İncelenen dosya kapsamına, kararın dayandığı gerekçeye ve uzman bilirkişi raporlarına göre, temyize konu 943 parselin (B) harfli bölümünün kesinleşen orman sınırı dışında kaldığı ve eylemli orman olmadığı belirlenerek yazılı şekilde karar verilmesinde isabetsizlik bulunmamaktadır. Ancak; kadastro hâkimi infazda tereddüt yaratmayacak şekilde, doğru sicil oluşturmakla görevli olduğu halde, hüküm yerinde "kadastro tespitinin iptali" yerine ; "kadastro tutanağının iptaline" karar verilmiş olması ve 19.01.2011 tarihinde yürürlüğe giren 6099 sayılı Kanunun 16. maddesi ile 3402 sayılı Kanuna eklenen 36/A. maddesinde "Kadastro işlemi ile oluşan tespit ve kayıtların iptali için Devlet veya diğer kamu kurum ve kuruluşları tarafından kayıt lehtarına karşı kadastro mahkemeleri ile genel mahkemelerde açılan davalarda davalı aleyhine vekâlet ücreti dahil, yargılama giderine hükmolunmaz.” ve aynı Kanunun 17. maddesi ile 3402 sayılı Kanuna eklenen geçici 11. maddesine göre; "bu Kanunun 36/A maddesi hükmü, henüz infaz edilmemiş yargı kararlarındaki vekâlet ücreti dâhil yargılama giderleri için de uygulanır.” hükmü gereğince davalı aleyhine yargılama giderleri ve vekalet ücretine hükmedilmesi doğru değil ise de; bu hususlar hükmün bozulmasını ve yeniden yargılama yapılmasını gerektirmediğinden, hükmün düzeltilerek onanması uygun görülmüştür.
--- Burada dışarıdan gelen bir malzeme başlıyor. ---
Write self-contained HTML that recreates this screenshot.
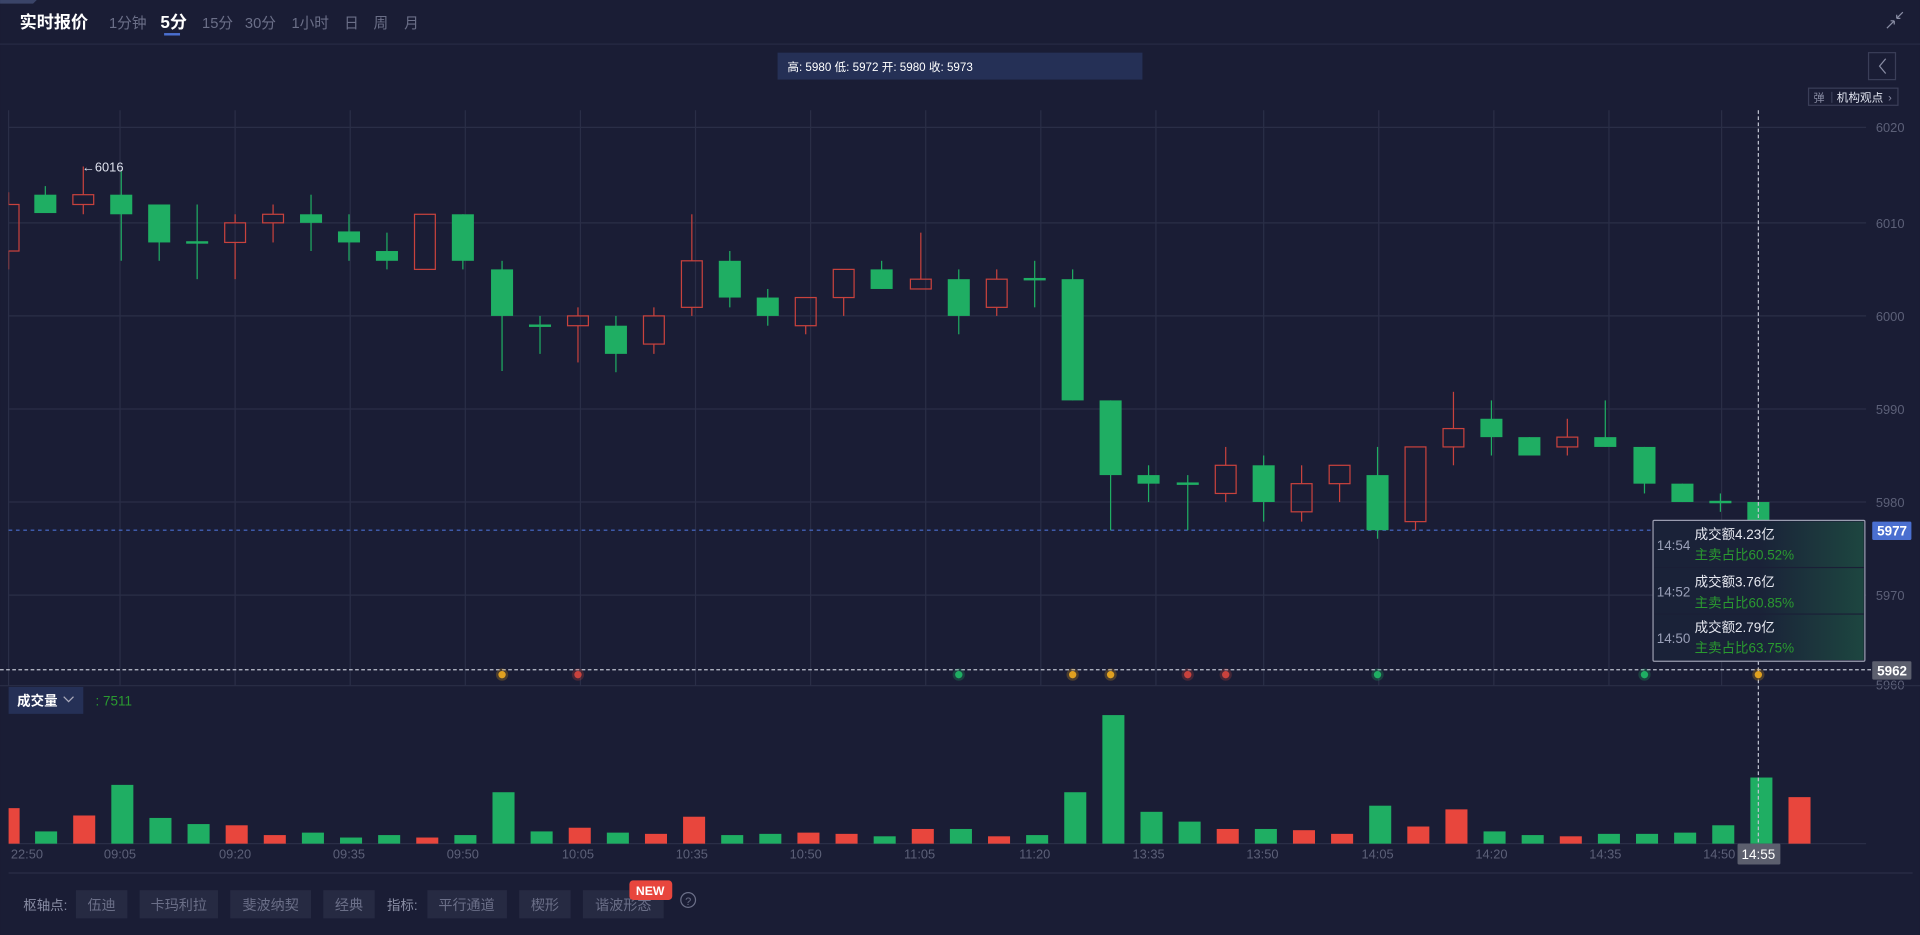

Bu sebeple, hükmün 2. paragrafında yer alan "...kadastro tutanağının iptaline..." ibaresinin hükümden çıkarılarak, yerine "....kadastro tespitinin iptaline..."; hükmün 5 ve 7. paragraflarının kaldırılarak, yerine “6099 sayılı Kanuna eklenen 36/A maddesi gereğince yargılama giderlerinin davacı üzerinde bırakılmasına, davacı lehine vekalet ücreti takdirine yer olmadığına” ibaresinin yazılması suretiyle düzeltilmesine ve hükmün 6100 sayılı Kanunun geçici 3. maddesi atfıyla HUMK’nın 438/7. maddesine göre düzeltilmiş bu haliyle ONANMASINA, temyiz harcının istek halinde iadesine 15/02/2016 günü oy birliği ile karar verildi.